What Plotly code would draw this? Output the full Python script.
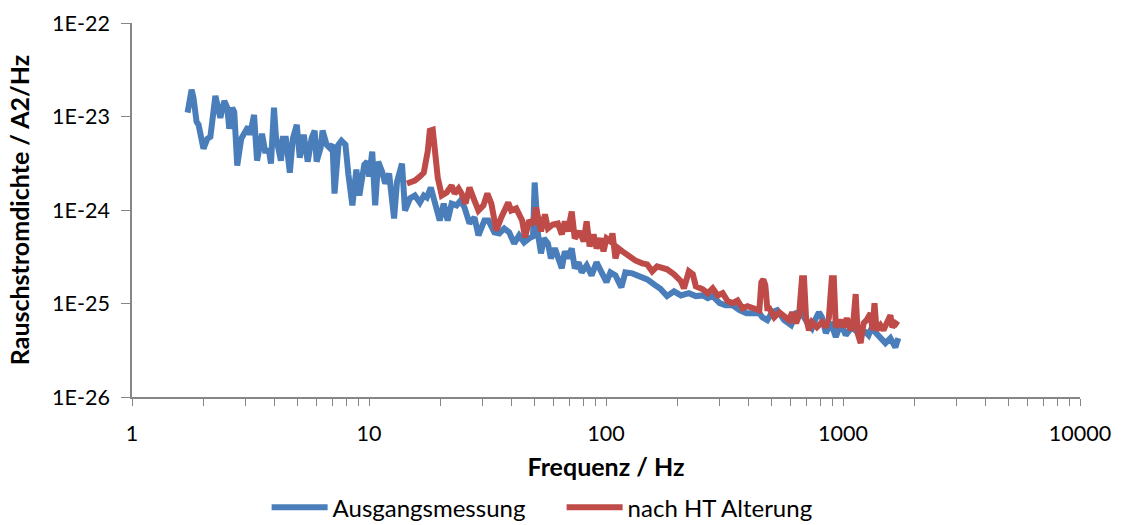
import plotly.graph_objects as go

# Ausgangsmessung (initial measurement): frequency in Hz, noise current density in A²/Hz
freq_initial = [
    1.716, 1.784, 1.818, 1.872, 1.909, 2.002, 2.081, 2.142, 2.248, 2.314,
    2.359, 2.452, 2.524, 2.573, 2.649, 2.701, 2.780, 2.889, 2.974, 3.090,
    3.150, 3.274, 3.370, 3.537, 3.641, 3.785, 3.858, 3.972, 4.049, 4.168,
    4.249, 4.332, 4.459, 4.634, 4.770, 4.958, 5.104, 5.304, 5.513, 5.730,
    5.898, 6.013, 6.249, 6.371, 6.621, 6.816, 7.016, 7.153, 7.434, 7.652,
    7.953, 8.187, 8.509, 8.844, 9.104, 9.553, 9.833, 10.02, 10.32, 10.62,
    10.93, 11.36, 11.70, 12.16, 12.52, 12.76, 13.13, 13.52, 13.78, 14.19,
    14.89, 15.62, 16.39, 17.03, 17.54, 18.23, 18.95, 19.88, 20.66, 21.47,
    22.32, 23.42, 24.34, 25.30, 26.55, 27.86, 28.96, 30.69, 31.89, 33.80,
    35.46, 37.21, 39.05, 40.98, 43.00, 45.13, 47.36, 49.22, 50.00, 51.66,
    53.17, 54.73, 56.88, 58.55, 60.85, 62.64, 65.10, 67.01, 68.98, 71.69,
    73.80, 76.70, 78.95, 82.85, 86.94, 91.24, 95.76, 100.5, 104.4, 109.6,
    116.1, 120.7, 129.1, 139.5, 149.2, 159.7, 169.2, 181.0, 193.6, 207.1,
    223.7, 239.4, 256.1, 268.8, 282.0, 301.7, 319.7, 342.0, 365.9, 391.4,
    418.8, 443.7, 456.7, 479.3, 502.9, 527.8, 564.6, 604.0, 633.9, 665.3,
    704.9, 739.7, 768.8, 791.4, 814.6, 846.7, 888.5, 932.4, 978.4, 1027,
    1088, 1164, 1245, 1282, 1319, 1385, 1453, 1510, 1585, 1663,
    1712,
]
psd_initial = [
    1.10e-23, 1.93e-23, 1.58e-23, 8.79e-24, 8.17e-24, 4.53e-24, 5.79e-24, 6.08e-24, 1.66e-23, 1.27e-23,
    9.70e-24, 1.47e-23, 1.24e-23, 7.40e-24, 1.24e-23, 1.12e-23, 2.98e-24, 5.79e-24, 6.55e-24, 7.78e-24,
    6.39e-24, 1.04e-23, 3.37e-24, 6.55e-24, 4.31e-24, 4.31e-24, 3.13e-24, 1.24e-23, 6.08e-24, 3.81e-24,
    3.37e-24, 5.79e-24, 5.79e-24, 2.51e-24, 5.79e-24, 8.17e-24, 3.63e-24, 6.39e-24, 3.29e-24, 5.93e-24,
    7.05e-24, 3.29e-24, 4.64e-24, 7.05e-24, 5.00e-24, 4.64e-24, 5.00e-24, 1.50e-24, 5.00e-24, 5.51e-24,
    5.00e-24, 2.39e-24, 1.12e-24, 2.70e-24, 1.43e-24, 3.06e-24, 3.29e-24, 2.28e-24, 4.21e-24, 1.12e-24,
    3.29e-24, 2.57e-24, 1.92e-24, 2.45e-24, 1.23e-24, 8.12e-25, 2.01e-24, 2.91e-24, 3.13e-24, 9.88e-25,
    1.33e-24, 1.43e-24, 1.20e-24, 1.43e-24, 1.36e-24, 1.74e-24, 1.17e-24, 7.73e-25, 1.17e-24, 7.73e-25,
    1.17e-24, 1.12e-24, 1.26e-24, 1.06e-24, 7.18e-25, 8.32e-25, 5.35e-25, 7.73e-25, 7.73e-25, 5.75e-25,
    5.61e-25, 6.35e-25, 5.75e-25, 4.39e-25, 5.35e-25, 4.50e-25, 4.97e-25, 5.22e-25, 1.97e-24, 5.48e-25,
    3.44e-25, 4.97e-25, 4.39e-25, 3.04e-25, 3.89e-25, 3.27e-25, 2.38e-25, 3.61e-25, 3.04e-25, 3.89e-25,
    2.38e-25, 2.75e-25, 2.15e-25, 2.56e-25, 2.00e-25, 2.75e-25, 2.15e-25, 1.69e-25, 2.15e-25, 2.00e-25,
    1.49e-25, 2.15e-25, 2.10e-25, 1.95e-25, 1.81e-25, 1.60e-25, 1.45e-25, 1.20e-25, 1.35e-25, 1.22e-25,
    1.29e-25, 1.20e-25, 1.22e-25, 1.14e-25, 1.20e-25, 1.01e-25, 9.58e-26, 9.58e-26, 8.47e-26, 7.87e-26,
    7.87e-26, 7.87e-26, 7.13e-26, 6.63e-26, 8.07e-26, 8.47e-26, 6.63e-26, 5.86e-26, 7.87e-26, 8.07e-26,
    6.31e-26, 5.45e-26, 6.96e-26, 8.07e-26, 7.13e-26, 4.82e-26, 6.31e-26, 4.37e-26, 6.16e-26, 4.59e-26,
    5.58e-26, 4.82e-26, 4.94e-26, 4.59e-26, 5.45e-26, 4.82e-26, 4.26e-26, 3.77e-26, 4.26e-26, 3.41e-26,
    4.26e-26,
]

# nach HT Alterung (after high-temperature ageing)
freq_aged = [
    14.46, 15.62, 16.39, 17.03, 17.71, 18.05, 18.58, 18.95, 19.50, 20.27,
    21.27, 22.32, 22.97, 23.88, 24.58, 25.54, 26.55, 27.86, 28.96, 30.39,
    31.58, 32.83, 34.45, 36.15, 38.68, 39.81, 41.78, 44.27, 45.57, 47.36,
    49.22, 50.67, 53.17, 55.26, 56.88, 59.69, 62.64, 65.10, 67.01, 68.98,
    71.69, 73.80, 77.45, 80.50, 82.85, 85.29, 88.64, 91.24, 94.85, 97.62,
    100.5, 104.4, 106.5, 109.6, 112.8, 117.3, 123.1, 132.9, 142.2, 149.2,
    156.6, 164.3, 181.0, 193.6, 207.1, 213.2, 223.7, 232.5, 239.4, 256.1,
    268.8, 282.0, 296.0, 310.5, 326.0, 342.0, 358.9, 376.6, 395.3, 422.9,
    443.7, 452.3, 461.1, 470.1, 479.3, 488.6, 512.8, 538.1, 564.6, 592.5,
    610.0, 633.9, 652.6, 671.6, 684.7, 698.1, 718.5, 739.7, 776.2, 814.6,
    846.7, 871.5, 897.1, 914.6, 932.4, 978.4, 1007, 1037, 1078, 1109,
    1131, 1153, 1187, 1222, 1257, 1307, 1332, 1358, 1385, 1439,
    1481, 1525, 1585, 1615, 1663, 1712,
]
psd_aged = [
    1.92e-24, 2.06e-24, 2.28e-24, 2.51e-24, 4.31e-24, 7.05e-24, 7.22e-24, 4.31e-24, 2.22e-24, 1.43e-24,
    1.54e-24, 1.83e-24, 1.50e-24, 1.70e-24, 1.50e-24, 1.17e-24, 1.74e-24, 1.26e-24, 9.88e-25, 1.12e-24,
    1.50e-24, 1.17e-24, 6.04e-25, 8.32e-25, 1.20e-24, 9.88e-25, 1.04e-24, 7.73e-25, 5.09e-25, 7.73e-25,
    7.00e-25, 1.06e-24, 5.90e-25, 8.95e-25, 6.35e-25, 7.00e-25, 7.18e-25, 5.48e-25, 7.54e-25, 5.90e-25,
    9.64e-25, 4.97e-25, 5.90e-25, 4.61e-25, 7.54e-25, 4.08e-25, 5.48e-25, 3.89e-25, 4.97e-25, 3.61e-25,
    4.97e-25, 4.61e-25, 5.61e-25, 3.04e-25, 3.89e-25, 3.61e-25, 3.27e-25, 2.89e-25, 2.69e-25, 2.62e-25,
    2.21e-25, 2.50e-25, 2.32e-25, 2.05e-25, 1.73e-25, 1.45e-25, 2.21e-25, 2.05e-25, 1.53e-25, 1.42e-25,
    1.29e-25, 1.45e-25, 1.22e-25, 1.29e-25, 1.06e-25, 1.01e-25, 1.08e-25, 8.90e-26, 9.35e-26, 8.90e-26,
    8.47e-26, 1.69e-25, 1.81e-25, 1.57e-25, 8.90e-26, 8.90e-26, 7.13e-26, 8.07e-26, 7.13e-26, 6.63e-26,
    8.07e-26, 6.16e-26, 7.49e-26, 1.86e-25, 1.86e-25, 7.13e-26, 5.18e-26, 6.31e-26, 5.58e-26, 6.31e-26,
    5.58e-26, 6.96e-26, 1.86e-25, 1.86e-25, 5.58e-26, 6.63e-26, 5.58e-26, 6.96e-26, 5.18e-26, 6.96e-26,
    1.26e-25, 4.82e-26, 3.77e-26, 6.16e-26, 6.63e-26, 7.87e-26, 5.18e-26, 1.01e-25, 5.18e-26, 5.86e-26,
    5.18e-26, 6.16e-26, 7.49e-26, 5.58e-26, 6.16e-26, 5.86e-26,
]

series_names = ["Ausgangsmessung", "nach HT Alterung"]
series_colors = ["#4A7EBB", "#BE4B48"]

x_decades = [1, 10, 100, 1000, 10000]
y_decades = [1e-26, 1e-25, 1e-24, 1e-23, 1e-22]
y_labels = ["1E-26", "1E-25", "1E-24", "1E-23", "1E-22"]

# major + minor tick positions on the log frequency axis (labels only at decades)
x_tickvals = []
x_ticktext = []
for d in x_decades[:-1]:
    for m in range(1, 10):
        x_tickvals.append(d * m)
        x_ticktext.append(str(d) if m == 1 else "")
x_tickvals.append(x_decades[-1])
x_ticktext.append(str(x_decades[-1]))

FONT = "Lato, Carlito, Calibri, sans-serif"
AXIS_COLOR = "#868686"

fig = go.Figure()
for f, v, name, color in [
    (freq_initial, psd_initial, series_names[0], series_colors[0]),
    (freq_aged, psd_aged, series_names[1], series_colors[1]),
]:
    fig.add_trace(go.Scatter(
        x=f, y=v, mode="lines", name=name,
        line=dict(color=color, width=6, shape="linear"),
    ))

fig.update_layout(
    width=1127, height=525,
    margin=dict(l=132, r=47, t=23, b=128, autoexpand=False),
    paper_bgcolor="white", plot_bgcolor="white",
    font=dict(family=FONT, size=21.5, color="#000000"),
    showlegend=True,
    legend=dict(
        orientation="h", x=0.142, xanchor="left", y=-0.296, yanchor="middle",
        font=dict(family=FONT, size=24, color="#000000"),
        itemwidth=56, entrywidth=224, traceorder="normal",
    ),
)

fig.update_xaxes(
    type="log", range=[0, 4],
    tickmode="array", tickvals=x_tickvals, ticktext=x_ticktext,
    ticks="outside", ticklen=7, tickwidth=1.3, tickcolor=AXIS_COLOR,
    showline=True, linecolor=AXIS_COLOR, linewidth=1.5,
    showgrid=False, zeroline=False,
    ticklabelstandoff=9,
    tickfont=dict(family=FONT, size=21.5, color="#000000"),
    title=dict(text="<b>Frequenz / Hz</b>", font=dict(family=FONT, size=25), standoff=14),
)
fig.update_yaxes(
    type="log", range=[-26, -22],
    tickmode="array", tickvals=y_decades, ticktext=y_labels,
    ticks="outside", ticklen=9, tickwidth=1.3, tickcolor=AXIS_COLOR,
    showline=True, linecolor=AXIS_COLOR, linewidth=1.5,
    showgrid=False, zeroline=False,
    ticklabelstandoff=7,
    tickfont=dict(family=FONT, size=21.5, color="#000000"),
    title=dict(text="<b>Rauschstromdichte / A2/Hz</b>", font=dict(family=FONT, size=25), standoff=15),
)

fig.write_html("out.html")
****************************************
◆ Directive ◆
From the first line of the listing above, repeat every line through the one holding "import plotly.graph_objects as go". Both ends count, and pictures stay out.

◆ Reply ◆
What Plotly code would draw this? Output the full Python script.
import plotly.graph_objects as go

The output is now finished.